## EXERCISE GOAL
Print nothing but the lines from the start of the listing below through the line that contains "0.3,0.3,0.3,0.3,0.3,0.2,0.2,0.2,0.2,0.2,0.2,0.2,0.2,0.2,0.2];". Do not include the pictures.

## DATA SECTION
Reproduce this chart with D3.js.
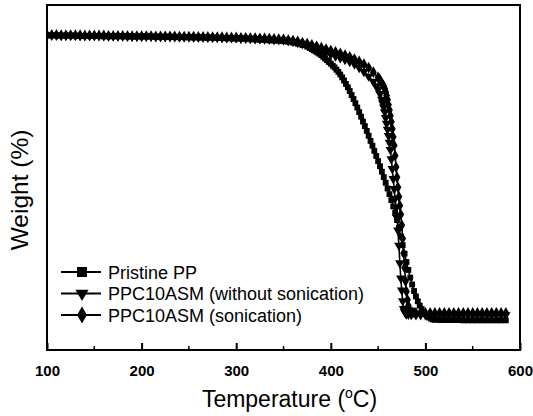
<!DOCTYPE html>
<html><head><meta charset="utf-8">
<script src="https://cdn.jsdelivr.net/npm/d3@7"></script>
<style>body{margin:0;background:#fff}svg{display:block}</style>
</head><body><svg id="c" width="533" height="416"></svg>
<script>
const xTicks=[100,200,300,400,500,600];
const xMinor=[150,250,350,450,550];
const xTitle="Temperature (";
const yTitle="Weight (%)";
const legendLabels=["Pristine PP","PPC10ASM (without sonication)","PPC10ASM (sonication)"];

const tempPP=[100,105,110,115,120,125,130,135,140,145,150,155,160,165,170,175,180,185,190,195,200,
205,210,215,220,225,230,235,240,245,250,255,260,265,270,275,280,285,290,295,300,
305,310,315,320,325,330,335,340,345,350,355,360,365,370,375,
378,380,382,384,386,388,390,392,394,396,398,400,402,404,406,408,410,412,414,416,418,420,422,424,426,428,430,432,434,436,438,440,442,444,446,448,450,452,454,456,458,460,462,464,466,468,470,472,474,476,478,480,482,484,486,488,490,492,494,496,498,500,502,504,506,508,510,
515,520,525,530,535,540,545,550,555,560,565,570,575,580,585];
const weightPP=[100.2,100.2,100.2,100.1,100.1,100.1,100.1,100.0,100.0,100.0,100.0,100.0,99.9,99.9,99.9,99.9,99.9,99.8,99.8,99.8,99.8,
99.8,99.8,99.7,99.7,99.7,99.7,99.6,99.6,99.6,99.5,99.5,99.5,99.4,99.4,99.4,99.3,99.3,99.2,99.2,99.1,
99.1,99.0,98.9,98.8,98.7,98.6,98.5,98.4,98.3,98.2,98.0,97.7,97.3,96.8,96.3,
95.8,95.4,95.0,94.6,94.2,93.8,93.3,92.7,92.1,91.5,90.9,90.3,89.6,89.0,88.2,87.4,86.5,85.5,84.4,83.2,82.0,80.7,79.3,77.9,76.4,74.9,73.3,71.7,70.0,68.4,66.7,65.0,63.2,61.5,59.7,57.9,56.1,54.3,52.4,50.5,48.5,46.5,44.5,42.4,40.2,37.9,35.4,32.6,29.6,26.6,23.6,20.7,17.9,15.2,12.8,10.5,8.6,6.9,5.4,4.2,3.2,2.4,1.7,1.2,0.8,0.5,0.4,
0.3,0.3,0.3,0.3,0.3,0.2,0.2,0.2,0.2,0.2,0.2,0.2,0.2,0.2,0.2];

const tempNS=[100,105,110,115,120,125,130,135,140,145,150,155,160,165,170,175,180,185,190,195,200,
205,210,215,220,225,230,235,240,245,250,255,260,265,270,275,280,285,290,295,300,
305,310,315,320,325,330,335,340,345,350,355,360,365,370,375,
380,385,390,395,400,405,410,415,420,425,430,435,440,445,448,450,452,454,
455,456,457,458,459,460,461,462,463,464,465,466,467,468,469,470,471,472,473,474,475,476,477,478,479,480,
482,485,490,
495,500,505,510,515,520,525,530,535,540,545,550,555,560,565,570,575,580,585];
const weightNS=[100.3,100.3,100.3,100.2,100.2,100.2,100.2,100.1,100.1,100.1,100.1,100.1,100.0,100.0,100.0,100.0,100.0,99.9,99.9,99.9,99.9,
99.9,99.9,99.8,99.8,99.8,99.8,99.7,99.7,99.7,99.7,99.6,99.6,99.6,99.5,99.5,99.5,99.4,99.4,99.3,99.3,
99.2,99.2,99.1,99.0,99.0,98.9,98.8,98.7,98.7,98.6,98.4,98.1,97.7,97.3,96.8,
96.3,95.7,95.0,94.2,93.5,92.9,92.3,91.7,91.0,90.1,88.9,87.5,85.9,84.0,82.5,81.3,79.7,77.7,
76.4,75.0,73.3,71.3,69.3,67.2,65.0,62.6,60.1,56.8,53.4,49.9,46.4,43.0,39.8,36.2,31.8,26.5,20.3,15.0,10.8,7.0,4.3,3.2,2.7,2.4,
2.3,2.2,2.1,
2.1,2.1,2.1,2.1,2.1,2.1,2.1,2.1,2.1,2.1,2.1,2.1,2.1,2.1,2.1,2.1,2.1,2.1,2.1];

const tempS=[100,105,110,115,120,125,130,135,140,145,150,155,160,165,170,175,180,185,190,195,200,
205,210,215,220,225,230,235,240,245,250,255,260,265,270,275,280,285,290,295,300,
305,310,315,320,325,330,335,340,345,350,355,360,365,370,375,
380,385,390,395,400,405,410,415,420,425,430,435,440,445,450,
451,452,453,454,455,456,457,458,459,460,461,462,463,464,465,466,467,468,469,470,471,472,473,474,475,476,477,478,479,480,481,482,483,484,
486,488,490,
495,500,505,510,515,520,525,530,535,540,545,550,555,560,565,570,575,580,585];
const weightS=[100.4,100.4,100.4,100.3,100.3,100.3,100.3,100.3,100.2,100.2,100.2,100.2,100.2,100.1,100.1,100.1,100.1,100.1,100.0,100.0,100.0,
100.0,100.0,99.9,99.9,99.9,99.9,99.9,99.8,99.8,99.8,99.8,99.7,99.7,99.7,99.6,99.6,99.6,99.5,99.5,99.5,
99.4,99.4,99.3,99.3,99.2,99.2,99.1,99.0,98.9,98.8,98.6,98.4,98.1,97.7,97.3,
96.9,96.4,95.9,95.4,94.9,94.4,93.9,93.3,92.7,91.9,91.1,90.1,88.9,87.3,85.5,
85.0,84.5,84.0,83.4,82.9,82.3,81.5,80.4,79.1,77.6,75.9,74.0,72.0,69.9,67.4,64.6,61.6,58.0,54.0,50.4,46.9,43.6,40.5,37.4,33.6,28.9,23.8,18.7,14.0,10.3,7.4,5.3,4.0,3.3,
3.0,2.9,2.8,
2.8,2.8,2.8,2.8,2.8,2.8,2.8,2.8,2.8,2.8,2.8,2.8,2.8,2.8,2.8,2.8,2.8,2.8,2.8];

const FONT='"Liberation Sans", Arial, Helvetica, sans-serif';
const svg=d3.select("#c");
const L=47,R=520,T=5,B=350;
const x=d3.scaleLinear().domain([100,600]).range([L,R]);
const y=d3.scaleLinear().domain([-10.2,110.9]).range([B,T]);

svg.append("defs").append("clipPath").attr("id","clip")
  .append("rect").attr("x",L).attr("y",T).attr("width",R-L).attr("height",B-T);

const series=[
  {t:tempPP,w:weightPP,sym:d3.symbolSquare,size:34,rot:0,leg:100},
  {t:tempNS,w:weightNS,sym:d3.symbolTriangle,size:40,rot:180,leg:75},
  {t:tempS,w:weightS,sym:d3.symbolDiamond,size:40,rot:0,leg:85}
];
const line=d3.line().x(d=>x(d[0])).y(d=>y(d[1]));
const plot=svg.append("g").attr("clip-path","url(#clip)");
series.forEach(s=>{
  const pts=d3.zip(s.t,s.w);
  plot.append("path").attr("d",line(pts)).attr("fill","none").attr("stroke","#000").attr("stroke-width",1.6);
  plot.selectAll(null).data(pts).enter().append("path")
    .attr("d",d3.symbol().type(s.sym).size(s.size)())
    .attr("transform",d=>`translate(${x(d[0])},${y(d[1])}) rotate(${s.rot})`)
    .attr("fill","#000");
});

// frame
svg.append("rect").attr("x",L).attr("y",T).attr("width",R-L).attr("height",B-T)
  .attr("fill","none").attr("stroke","#000").attr("stroke-width",2);

// bottom axis
const xAxis=d3.axisBottom(x).tickValues(xTicks).tickSizeInner(-7).tickSizeOuter(0).tickPadding(15);
const gx=svg.append("g").attr("transform",`translate(0,${B})`).call(xAxis);
gx.select(".domain").remove();
gx.selectAll(".tick line").attr("stroke-width",2);
gx.selectAll(".tick text").attr("font-family",FONT).attr("font-weight","bold").attr("font-size",15).attr("fill","#000");
svg.append("g").selectAll("line").data(xMinor).enter().append("line")
  .attr("x1",d=>x(d)).attr("x2",d=>x(d)).attr("y1",B).attr("y2",B-4)
  .attr("stroke","#000").attr("stroke-width",1.5);

// titles
const xt=svg.append("text").attr("x",(L+R)/2+6).attr("y",407).attr("text-anchor","middle")
  .attr("font-family",FONT).attr("font-size",23).attr("fill","#000");
xt.append("tspan").text(xTitle);
xt.append("tspan").text("o").attr("font-size",14).attr("dy",-9);
xt.append("tspan").text("C)").attr("dy",9);

svg.append("text").attr("transform","translate(28,190) rotate(-90)").attr("text-anchor","middle")
  .attr("font-family",FONT).attr("font-size",24.5).attr("fill","#000").text(yTitle);

// legend
const ly=[272,293.5,315];
const lg=svg.append("g");
series.forEach((s,i)=>{
  lg.append("line").attr("x1",61).attr("x2",101).attr("y1",ly[i]).attr("y2",ly[i])
    .attr("stroke","#000").attr("stroke-width",2);
  lg.append("path").attr("d",d3.symbol().type(s.sym).size(s.leg)())
    .attr("transform",`translate(82,${ly[i]}) rotate(${s.rot})`).attr("fill","#000");
  lg.append("text").attr("x",108).attr("y",ly[i]+6.5).attr("font-family",FONT)
    .attr("font-size",18).attr("fill","#000").text(legendLabels[i]);
});
</script></body></html>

## ANSWER IN FULL
Reproduce this chart with D3.js.
<!DOCTYPE html>
<html><head><meta charset="utf-8">
<script src="https://cdn.jsdelivr.net/npm/d3@7"></script>
<style>body{margin:0;background:#fff}svg{display:block}</style>
</head><body><svg id="c" width="533" height="416"></svg>
<script>
const xTicks=[100,200,300,400,500,600];
const xMinor=[150,250,350,450,550];
const xTitle="Temperature (";
const yTitle="Weight (%)";
const legendLabels=["Pristine PP","PPC10ASM (without sonication)","PPC10ASM (sonication)"];

const tempPP=[100,105,110,115,120,125,130,135,140,145,150,155,160,165,170,175,180,185,190,195,200,
205,210,215,220,225,230,235,240,245,250,255,260,265,270,275,280,285,290,295,300,
305,310,315,320,325,330,335,340,345,350,355,360,365,370,375,
378,380,382,384,386,388,390,392,394,396,398,400,402,404,406,408,410,412,414,416,418,420,422,424,426,428,430,432,434,436,438,440,442,444,446,448,450,452,454,456,458,460,462,464,466,468,470,472,474,476,478,480,482,484,486,488,490,492,494,496,498,500,502,504,506,508,510,
515,520,525,530,535,540,545,550,555,560,565,570,575,580,585];
const weightPP=[100.2,100.2,100.2,100.1,100.1,100.1,100.1,100.0,100.0,100.0,100.0,100.0,99.9,99.9,99.9,99.9,99.9,99.8,99.8,99.8,99.8,
99.8,99.8,99.7,99.7,99.7,99.7,99.6,99.6,99.6,99.5,99.5,99.5,99.4,99.4,99.4,99.3,99.3,99.2,99.2,99.1,
99.1,99.0,98.9,98.8,98.7,98.6,98.5,98.4,98.3,98.2,98.0,97.7,97.3,96.8,96.3,
95.8,95.4,95.0,94.6,94.2,93.8,93.3,92.7,92.1,91.5,90.9,90.3,89.6,89.0,88.2,87.4,86.5,85.5,84.4,83.2,82.0,80.7,79.3,77.9,76.4,74.9,73.3,71.7,70.0,68.4,66.7,65.0,63.2,61.5,59.7,57.9,56.1,54.3,52.4,50.5,48.5,46.5,44.5,42.4,40.2,37.9,35.4,32.6,29.6,26.6,23.6,20.7,17.9,15.2,12.8,10.5,8.6,6.9,5.4,4.2,3.2,2.4,1.7,1.2,0.8,0.5,0.4,
0.3,0.3,0.3,0.3,0.3,0.2,0.2,0.2,0.2,0.2,0.2,0.2,0.2,0.2,0.2];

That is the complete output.